(EXERCISE REQUIREMENTS) Copy exactly the lines from the start of the material through the line with "(0,0) rectangle (500,373);". Pictures stay out of the copy.

(RAW DATA)
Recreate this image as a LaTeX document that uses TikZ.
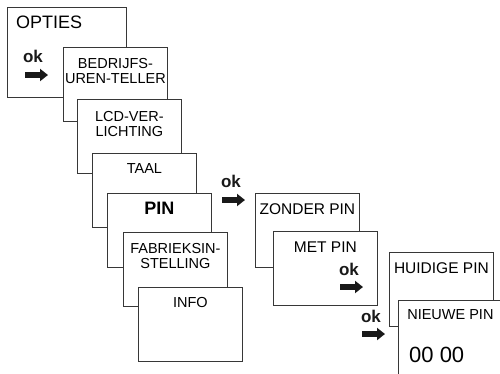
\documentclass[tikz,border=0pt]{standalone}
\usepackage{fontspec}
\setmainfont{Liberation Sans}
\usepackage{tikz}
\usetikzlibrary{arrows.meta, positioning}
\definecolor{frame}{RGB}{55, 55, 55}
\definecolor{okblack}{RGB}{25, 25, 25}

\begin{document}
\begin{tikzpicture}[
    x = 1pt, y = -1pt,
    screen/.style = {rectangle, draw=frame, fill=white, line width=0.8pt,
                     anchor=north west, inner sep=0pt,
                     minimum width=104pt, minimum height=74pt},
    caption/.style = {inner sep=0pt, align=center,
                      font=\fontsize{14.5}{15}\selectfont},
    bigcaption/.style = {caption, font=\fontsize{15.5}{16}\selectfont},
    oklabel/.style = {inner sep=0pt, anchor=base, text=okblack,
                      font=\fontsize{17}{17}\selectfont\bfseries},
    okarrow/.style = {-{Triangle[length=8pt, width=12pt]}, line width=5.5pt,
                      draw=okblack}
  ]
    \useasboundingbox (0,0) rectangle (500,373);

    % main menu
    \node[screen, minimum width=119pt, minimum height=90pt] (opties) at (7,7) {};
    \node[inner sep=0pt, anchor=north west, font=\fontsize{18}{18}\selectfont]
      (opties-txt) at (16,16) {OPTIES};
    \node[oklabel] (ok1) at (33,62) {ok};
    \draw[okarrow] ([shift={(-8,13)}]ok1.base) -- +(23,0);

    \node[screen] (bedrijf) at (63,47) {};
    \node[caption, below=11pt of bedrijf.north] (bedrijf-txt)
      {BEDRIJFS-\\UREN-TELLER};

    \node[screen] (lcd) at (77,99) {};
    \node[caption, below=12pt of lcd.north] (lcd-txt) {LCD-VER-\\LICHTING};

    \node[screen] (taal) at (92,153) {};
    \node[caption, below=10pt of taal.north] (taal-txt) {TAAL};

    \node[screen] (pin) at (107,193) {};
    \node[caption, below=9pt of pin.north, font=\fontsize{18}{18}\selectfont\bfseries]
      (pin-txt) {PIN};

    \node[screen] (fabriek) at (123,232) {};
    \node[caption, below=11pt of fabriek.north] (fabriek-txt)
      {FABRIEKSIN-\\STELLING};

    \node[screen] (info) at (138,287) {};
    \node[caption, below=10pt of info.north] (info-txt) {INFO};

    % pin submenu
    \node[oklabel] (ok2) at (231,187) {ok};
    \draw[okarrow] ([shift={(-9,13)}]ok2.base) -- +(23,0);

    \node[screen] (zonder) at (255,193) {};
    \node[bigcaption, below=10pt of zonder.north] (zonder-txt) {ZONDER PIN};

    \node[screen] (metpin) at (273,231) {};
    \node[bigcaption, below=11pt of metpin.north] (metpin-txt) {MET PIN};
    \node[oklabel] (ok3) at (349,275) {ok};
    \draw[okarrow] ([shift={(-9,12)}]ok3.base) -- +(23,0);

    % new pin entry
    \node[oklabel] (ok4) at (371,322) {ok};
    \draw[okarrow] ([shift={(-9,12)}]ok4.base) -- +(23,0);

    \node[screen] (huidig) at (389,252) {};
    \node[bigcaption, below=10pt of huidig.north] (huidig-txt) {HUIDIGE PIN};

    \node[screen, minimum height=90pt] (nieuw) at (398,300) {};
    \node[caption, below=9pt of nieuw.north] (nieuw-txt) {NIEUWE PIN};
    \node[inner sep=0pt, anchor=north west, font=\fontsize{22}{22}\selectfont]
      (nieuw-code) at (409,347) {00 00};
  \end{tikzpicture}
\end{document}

(EXPECTED ANSWER)
Recreate this image as a LaTeX document that uses TikZ.
\documentclass[tikz,border=0pt]{standalone}
\usepackage{fontspec}
\setmainfont{Liberation Sans}
\usepackage{tikz}
\usetikzlibrary{arrows.meta, positioning}
\definecolor{frame}{RGB}{55, 55, 55}
\definecolor{okblack}{RGB}{25, 25, 25}

\begin{document}
\begin{tikzpicture}[
    x = 1pt, y = -1pt,
    screen/.style = {rectangle, draw=frame, fill=white, line width=0.8pt,
                     anchor=north west, inner sep=0pt,
                     minimum width=104pt, minimum height=74pt},
    caption/.style = {inner sep=0pt, align=center,
                      font=\fontsize{14.5}{15}\selectfont},
    bigcaption/.style = {caption, font=\fontsize{15.5}{16}\selectfont},
    oklabel/.style = {inner sep=0pt, anchor=base, text=okblack,
                      font=\fontsize{17}{17}\selectfont\bfseries},
    okarrow/.style = {-{Triangle[length=8pt, width=12pt]}, line width=5.5pt,
                      draw=okblack}
  ]
    \useasboundingbox (0,0) rectangle (500,373);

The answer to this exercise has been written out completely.